Whatever the true cause may be, however, I have almost invariably found the mortality most pronounced in those places where the decomposing matter was present in most abundance, and least observable where any agencies effecting its removal had been at work.-A. C. F. in the Gardeners' Chronicle.

EDITOR'S NOTE ON ABOVE.-This is the first time that we have heard fungoid growth in decaying leaves suggested as the cause of failure of seedlings under

conifer forest. Readers of the "Indian Forester " need hardly be told, that regeneration by self-sown seed is always very rare in conifer forest, owing to the strongly fibrous needles decomposing extremely slowly and thus forming not only a sour humus, but also a thick dead mass through which the taproot of the seedlings cannot reach down to the true soil below in time to escape the drought, which immediately follows after the growing season. For this reason it is always the practice on the continent of Europe to get rid of this layer of undecomposed needles in seed coupes either by driving cattle or pig over the area or by raking it into the soil below. The absence of young deodar and Pinus longifolia seedlings in forests of those species which have been protected from grazing and fire for some time is a well-known fact that has sometimes led to rather rash conclusions regarding the general necessity of light grazing, and, in one instance that we know of, even the utility of the deliberate firing of our forests! There is obviously much more in what " A. C. F." says than the mere inability of the taproot of seedlings to get through the undecomposed layer of needles before drought overtakes it; for why has he observed larch and other seedlings to remain unaf fected. We do not, however, believe that the fungus which converts the needles into vegetable mould is directly harmful, as "A. C. F." suspects. It is more probable that in the damp climate of England and Scotland the humus is at first sour, and that the particular acid present is harmful only to the seedlings of the species from the leaves of which it has been formed.
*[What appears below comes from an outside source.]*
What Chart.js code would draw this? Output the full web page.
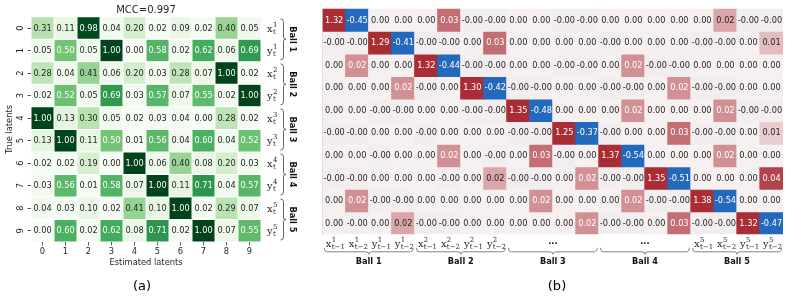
<!DOCTYPE html>
<html>
<head>
<meta charset="utf-8">
<script src="https://cdn.jsdelivr.net/npm/chart.js@4.4.1/dist/chart.umd.min.js"></script>
<style>
  html, body { margin: 0; padding: 0; background: #fff; }
  body { position: relative; width: 789px; height: 307px; overflow: hidden; }
  canvas { position: absolute; top: 0; }
  #mccChart { left: 0; }
  #coefChart { left: 310px; }
</style>
</head>
<body>
<canvas id="mccChart" width="310" height="307"></canvas>
<canvas id="coefChart" width="479" height="307"></canvas>
<script>
// Panel (a): |correlation| between true and estimated latents
const estLatents = ['0', '1', '2', '3', '4', '5', '6', '7', '8', '9'];
const trueLatents = ['0', '1', '2', '3', '4', '5', '6', '7', '8', '9'];
const latentVars = ['x', 'y', 'x', 'y', 'x', 'y', 'x', 'y', 'x', 'y'];
const latentBalls = ['1', '1', '2', '2', '3', '3', '4', '4', '5', '5'];
const ballNames = ['Ball 1', 'Ball 2', 'Ball 3', 'Ball 4', 'Ball 5'];
const mccScore = '0.997';

const mccRows = [
  [0.31, 0.11, 0.98, 0.04, 0.20, 0.02, 0.09, 0.02, 0.40, 0.05],
  [0.05, 0.50, 0.05, 1.00, 0.00, 0.58, 0.02, 0.62, 0.06, 0.69],
  [0.28, 0.04, 0.41, 0.06, 0.20, 0.03, 0.28, 0.07, 1.00, 0.02],
  [0.02, 0.52, 0.05, 0.69, 0.03, 0.57, 0.07, 0.55, 0.02, 1.00],
  [1.00, 0.13, 0.30, 0.05, 0.02, 0.03, 0.04, 0.00, 0.28, 0.02],
  [0.13, 1.00, 0.11, 0.50, 0.01, 0.56, 0.04, 0.60, 0.04, 0.52],
  [0.02, 0.02, 0.19, 0.00, 1.00, 0.06, 0.40, 0.08, 0.20, 0.03],
  [0.03, 0.56, 0.01, 0.58, 0.07, 1.00, 0.11, 0.71, 0.04, 0.57],
  [0.04, 0.03, 0.10, 0.02, 0.41, 0.10, 1.00, 0.02, 0.29, 0.07],
  [0.00, 0.60, 0.02, 0.62, 0.08, 0.71, 0.02, 1.00, 0.07, 0.55]
];

// Panel (b): learned transition coefficients (rows: latents, cols: lagged latents)
const lagBase = ['x', 'x', 'y', 'y', 'x', 'x', 'y', 'y', 'x', 'x', 'y', 'y', 'x', 'x', 'y', 'y', 'x', 'x', 'y', 'y'];
const lagBall = ['1', '1', '1', '1', '2', '2', '2', '2', '3', '3', '3', '3', '4', '4', '4', '4', '5', '5', '5', '5'];
const lagStep = ['t−1', 't−2', 't−1', 't−2', 't−1', 't−2', 't−1', 't−2', 't−1', 't−2',
  't−1', 't−2', 't−1', 't−2', 't−1', 't−2', 't−1', 't−2', 't−1', 't−2'];
const ballElided = [false, false, true, true, false];

// -0.001 prints as "-0.00"; 0.017 / 0.022 both print "0.02" (lighter / darker cell)
const coefRows = [
  [1.32, -0.45, 0, 0, 0, 0.03, -0.001, -0.001, 0, 0, -0.001, -0.001, 0, 0, 0, 0, 0, 0.017, -0.001, -0.001],
  [-0.001, -0.001, 1.29, -0.41, -0.001, -0.001, 0, 0.03, 0, 0, 0, 0, -0.001, 0, 0, 0, -0.001, -0.001, 0, 0.012],
  [0, 0.022, 0, 0, 1.32, -0.44, -0.001, -0.001, 0, 0, -0.001, -0.001, 0, 0.022, -0.001, -0.001, 0, 0, 0, 0],
  [0, 0, 0, 0.022, -0.001, 0, 1.30, -0.42, -0.001, -0.001, 0, 0, -0.001, -0.001, 0, 0.022, -0.001, -0.001, 0, 0],
  [0, 0, -0.001, -0.001, 0, 0, -0.001, -0.001, 1.35, -0.48, 0, 0, 0, 0.022, 0, 0, 0, 0.022, -0.001, -0.001],
  [-0.001, -0.001, 0, 0, -0.001, 0, 0, 0, -0.001, -0.001, 1.25, -0.37, -0.001, 0, 0, 0.03, -0.001, -0.001, 0, 0.008],
  [0, 0, -0.001, 0, 0, 0.022, 0, -0.001, 0, 0.03, -0.001, 0, 1.37, -0.54, 0, 0, 0, 0.022, 0, 0],
  [-0.001, -0.001, 0, 0, 0, -0.001, 0, 0.017, -0.001, -0.001, 0, 0.022, -0.001, -0.001, 1.35, -0.51, 0, 0, 0, 0.04],
  [0, 0.022, -0.001, -0.001, 0, 0, 0, 0, 0, 0.022, 0, 0, 0, 0.022, -0.001, -0.001, 1.38, -0.54, 0, 0],
  [0, -0.001, 0, 0.017, -0.001, -0.001, 0, 0, 0, 0, 0, 0.022, -0.001, -0.001, 0, 0.03, -0.001, -0.001, 1.32, -0.47]
];

Chart.defaults.font.family = '"DejaVu Sans", sans-serif';
Chart.defaults.color = '#262626';

const DARK = '#262626';

// matplotlib "Greens"
const greenStops = [
  [247, 252, 245], [229, 245, 224], [199, 233, 192], [161, 217, 155], [116, 196, 118],
  [65, 171, 93], [35, 139, 69], [0, 109, 44], [0, 68, 27]
];

const mix = (a, b, t) => a.map((v, i) => Math.round(v + (b[i] - v) * t));

const greens = (v) => {
  const t = Math.max(0, Math.min(1, v)) * (greenStops.length - 1);
  const i = Math.min(Math.floor(t), greenStops.length - 2);
  const c = mix(greenStops[i], greenStops[i + 1], t - i);
  return `rgb(${c[0]},${c[1]},${c[2]})`;
};

// vlag-like diverging map, clipped at +-0.045
const vlagMid = [247, 240, 240];
const vlagRed = [169, 45, 52];
const vlagBlue = [35, 105, 189];
const coefLimit = 0.045;

const vlag = (v) => {
  const t = Math.min(1, Math.abs(v) / coefLimit);
  const c = mix(vlagMid, v >= 0 ? vlagRed : vlagBlue, t);
  return `rgb(${c[0]},${c[1]},${c[2]})`;
};

// Cell annotations drawn on top of the stacked bars
const makeCellText = (font, textColor) => ({
  id: 'cellText',
  afterDatasetsDraw(chart) {
    const {ctx} = chart;
    ctx.save();
    ctx.font = font;
    ctx.textAlign = 'center';
    ctx.textBaseline = 'middle';
    chart.data.datasets.forEach((ds, r) => {
      chart.getDatasetMeta(r).data.forEach((bar, c) => {
        const v = ds.values[c];
        const {x, y, base} = bar.getProps(['x', 'y', 'base'], true);
        ctx.fillStyle = textColor(v);
        ctx.fillText(v.toFixed(2), x, (y + base) / 2 + 0.5);
      });
    });
    ctx.restore();
  }
});

const drawMath = (ctx, x, y, base, sup, sub, centered) => {
  ctx.font = '10px "DejaVu Serif"';
  const wb = ctx.measureText(base).width;
  ctx.font = '7px "DejaVu Serif"';
  const ws = Math.max(ctx.measureText(sup).width, ctx.measureText(sub).width);
  const x0 = centered ? x - (wb + ws) / 2 : x;
  ctx.textAlign = 'left';
  ctx.textBaseline = 'alphabetic';
  ctx.font = '10px "DejaVu Serif"';
  ctx.fillText(base, x0, y);
  ctx.font = '7px "DejaVu Serif"';
  ctx.fillText(sup, x0 + wb + 0.3, y - 4.8);
  ctx.fillText(sub, x0 + wb + 0.3, y + 2.2);
};

const mccDecor = {
  id: 'mccDecor',
  afterDraw(chart) {
    const {ctx, chartArea, scales: {y}} = chart;
    ctx.save();
    ctx.fillStyle = DARK;
    ctx.font = '10px "DejaVu Sans"';
    ctx.textAlign = 'center';
    ctx.textBaseline = 'middle';
    ctx.fillText('MCC=' + mccScore, (chartArea.left + chartArea.right) / 2, 10);

    trueLatents.forEach((_, r) => {
      const cy = y.getPixelForValue(r + 0.5);
      drawMath(ctx, chartArea.right + 6, cy + 3.5, latentVars[r], latentBalls[r], 't', false);
    });

    ctx.strokeStyle = '#555';
    ctx.lineWidth = 0.9;
    ballNames.forEach((name, k) => {
      const y0 = y.getPixelForValue(2 * k) + 2;
      const y1 = y.getPixelForValue(2 * k + 2) - 2;
      const yc = (y0 + y1) / 2;
      const bx = chartArea.right + 22.5;
      ctx.beginPath();
      ctx.moveTo(bx - 3, y0);
      ctx.quadraticCurveTo(bx, y0, bx, y0 + 3);
      ctx.lineTo(bx, yc - 2);
      ctx.quadraticCurveTo(bx, yc, bx + 2.5, yc);
      ctx.quadraticCurveTo(bx, yc, bx, yc + 2);
      ctx.lineTo(bx, y1 - 3);
      ctx.quadraticCurveTo(bx, y1, bx - 3, y1);
      ctx.stroke();

      ctx.save();
      ctx.translate(chartArea.right + 31.5, yc);
      ctx.rotate(Math.PI / 2);
      ctx.font = 'bold 8.2px "DejaVu Sans"';
      ctx.textAlign = 'center';
      ctx.textBaseline = 'middle';
      ctx.fillStyle = '#111';
      ctx.fillText(name, 0, 0);
      ctx.restore();
    });

    ctx.fillStyle = '#000';
    ctx.font = '13px "DejaVu Sans"';
    ctx.textAlign = 'center';
    ctx.textBaseline = 'middle';
    ctx.fillText('(a)', 142, 287);
    ctx.restore();
  }
};

const coefDecor = {
  id: 'coefDecor',
  afterDraw(chart) {
    const {ctx, chartArea, scales: {x}} = chart;
    ctx.save();
    ctx.fillStyle = DARK;
    ctx.strokeStyle = '#777';
    ctx.lineWidth = 0.9;
    const half = (x.getPixelForValue(1) - x.getPixelForValue(0)) / 2;

    lagBase.forEach((base, c) => {
      if (ballElided[Math.floor(c / 4)]) return;
      drawMath(ctx, x.getPixelForValue(c) + 1, chartArea.bottom + 12.7, base, lagBall[c], lagStep[c], true);
    });

    ballNames.forEach((name, k) => {
      const x0 = x.getPixelForValue(4 * k) - half + 1.5;
      const x1 = x.getPixelForValue(4 * k + 3) + half - 1.5;
      const xc = (x0 + x1) / 2;
      const by = chartArea.bottom + 17.5;
      ctx.beginPath();
      ctx.moveTo(x0, by - 4);
      ctx.quadraticCurveTo(x0, by, x0 + 3, by);
      ctx.lineTo(xc - 3, by);
      ctx.quadraticCurveTo(xc, by, xc, by + 2.5);
      ctx.quadraticCurveTo(xc, by, xc + 3, by);
      ctx.lineTo(x1 - 3, by);
      ctx.quadraticCurveTo(x1, by, x1, by - 4);
      ctx.stroke();

      ctx.textAlign = 'center';
      ctx.textBaseline = 'middle';
      ctx.font = 'bold 8.2px "DejaVu Sans"';
      ctx.fillStyle = '#111';
      if (ballElided[k]) {
        ctx.fillText('...', xc, chartArea.bottom + 8);
      }
      ctx.fillText(name, xc, chartArea.bottom + 27.2);
      ctx.fillStyle = DARK;
    });

    ctx.fillStyle = '#000';
    ctx.font = '13px "DejaVu Sans"';
    ctx.textAlign = 'center';
    ctx.textBaseline = 'middle';
    ctx.fillText('(b)', 247, 287);
    ctx.restore();
  }
};

const cellDataset = (values, colorFn, label, border, borderWidth, inflate) => ({
  label,
  data: values.map(() => 1),
  values,
  backgroundColor: values.map(colorFn),
  borderColor: border,
  borderWidth,
  borderSkipped: false,
  inflateAmount: inflate,
  barPercentage: 1,
  categoryPercentage: 1
});

const axisFont = {family: '"DejaVu Sans"', size: 8.3};

// Left heatmap
new Chart(document.getElementById('mccChart'), {
  type: 'bar',
  data: {
    labels: estLatents,
    datasets: mccRows.map((row, r) => cellDataset(row, greens, trueLatents[r], '#ffffff', 0.5, 0))
  },
  options: {
    responsive: false,
    animation: false,
    events: [],
    layout: {padding: {top: 16.75, right: 49, bottom: 35, left: 0}},
    plugins: {legend: {display: false}, tooltip: {enabled: false}},
    scales: {
      x: {
        stacked: true,
        offset: true,
        grid: {offset: false, drawOnChartArea: false, tickLength: 3.5, color: '#333', lineWidth: 0.8},
        border: {display: false},
        ticks: {padding: 1, maxRotation: 0, font: axisFont, color: DARK},
        title: {display: true, text: 'Estimated latents', font: axisFont, color: DARK, padding: {top: 0, bottom: 4}},
        afterFit: (axis) => { axis.height = 30; }
      },
      y: {
        type: 'linear',
        stacked: true,
        min: 0,
        max: trueLatents.length,
        reverse: true,
        afterBuildTicks: (axis) => { axis.ticks = trueLatents.map((_, i) => ({value: i + 0.5})); },
        afterFit: (axis) => { axis.width = 31; },
        grid: {drawOnChartArea: false, tickLength: 3.5, color: '#333', lineWidth: 0.8},
        border: {display: false},
        ticks: {
          callback: (v) => trueLatents[Math.floor(v)],
          minRotation: 90,
          maxRotation: 90,
          crossAlign: 'center',
          padding: 4,
          font: axisFont,
          color: DARK
        },
        title: {display: true, text: 'True latents', font: axisFont, color: DARK, padding: {top: 5, bottom: 0}}
      }
    }
  },
  plugins: [makeCellText('8.2px "DejaVu Sans"', (v) => (v >= 0.45 ? '#ffffff' : DARK)), mccDecor]
});

// Right heatmap
new Chart(document.getElementById('coefChart'), {
  type: 'bar',
  data: {
    labels: lagBase.map((b, i) => b + lagBall[i] + '_' + lagStep[i]),
    datasets: coefRows.map((row, r) => cellDataset(row, vlag, 'row ' + r, 'rgba(0,0,0,0)', 0, 0.6))
  },
  options: {
    responsive: false,
    animation: false,
    events: [],
    layout: {padding: {top: 8.7, right: 6, bottom: 72.7, left: 12.7}},
    plugins: {legend: {display: false}, tooltip: {enabled: false}},
    scales: {
      x: {stacked: true, display: false},
      y: {
        type: 'linear',
        stacked: true,
        min: 0,
        max: coefRows.length,
        reverse: true,
        ticks: {display: false},
        grid: {display: false},
        border: {display: true, color: '#d6d6d6', width: 1},
        afterFit: (axis) => { axis.width = 0; }
      }
    }
  },
  plugins: [makeCellText('8.2px "DejaVu Sans"', (v) => (Math.abs(v) / coefLimit >= 0.45 ? '#ffffff' : DARK)), coefDecor]
});
</script>
</body>
</html>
VALUE OF THE CHARCOAL OF DIFFERENT ENGLISH SPECIES.-The manufacture of charcoal forms an important item in the annual routine of a forester's duties. I am not aware, however, if any attempt has ever been made to find out which kind of wood produces the best charcoal for cooking purposes. The usual way in making charcoal is simply to put the wood into the kiln or retort, just as it comes to hand, all sorts being mixed together. There is also considerable difference of opinion amongst foresters on this point, some holding that oak is the best, while others are equally certain that beech is preferable, and so on. With the view of helping to solve this question, I lay before your readers the accompanying table, which has been compiled from the results of experiments conducted here, and which were specially entered upon to test the subject, and carried out with great care in every detail.

The two principal requisites in charcoal as a cooking agent are, first, the time it takes to boil a given quantity of water; and, secondly, how long it will keep that water at the boiling point.

All that is necessary in the carrying out of these experiments is to provide a small charcoal stove and a tin kettle. Being thus furnished, we begin by―

First.-Weighing out a quarter pound of each kind of charcoal. Second.-Measuring off a pint of water into the kettle, then setting it on the stove, and igniting the fire simultaneously.